GCGSim addresses limitations of node-centric methods by emphasizing graph-level matching and substructure costs, achieving state-of-the-art results and meaningful substructure representations.

Findings

GCGSim outperforms existing methods on four benchmark datasets.

The framework learns disentangled, semantically meaningful substructure representations.

It effectively captures global structural correspondence for optimal alignment.

Abstract

Graph Similarity Computation (GSC) is a fundamental graph related task where Graph Edit Distance (GED) serves as a prevalent metric.
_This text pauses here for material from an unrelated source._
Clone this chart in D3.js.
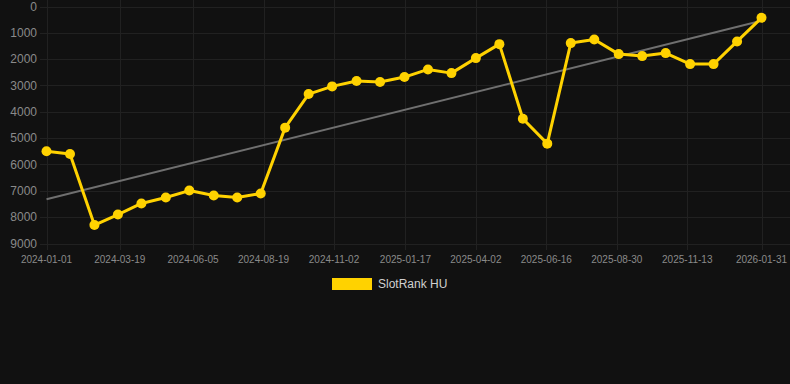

GED is determined by an optimal alignment between a pair of graphs that partitions each into aligned (zero-cost) and unaligned (cost-incurring) substructures. Due to NP-hard nature of exact GED computation, GED approximations based on Graph Neural Network(GNN) have emerged. Existing GNN-based GED approaches typically learn node embeddings for each graph and then aggregate pairwise node similarities to estimate the final similarity. Despite their effectiveness, we identify a mismatch between this prevalent node-centric matching paradigm and the core principles of GED. This discrepancy leads to two critical limitations: (1) a failure to capture the global structural correspondence for optimal alignment, and (2) a misattribution of edit costs driven by spurious node level signals. To address these limitations, we propose GCGSim, a GED-consistent graph similarity learning framework centering on graph-level matching and substructure-level edit costs. Specifically, we make three core technical contributions. Extensive experiments on four benchmark datasets show that GCGSim achieves state-of-the-art performance. Our comprehensive analyses further validate that the framework effectively learns disentangled and semantically meaningful substructure representations.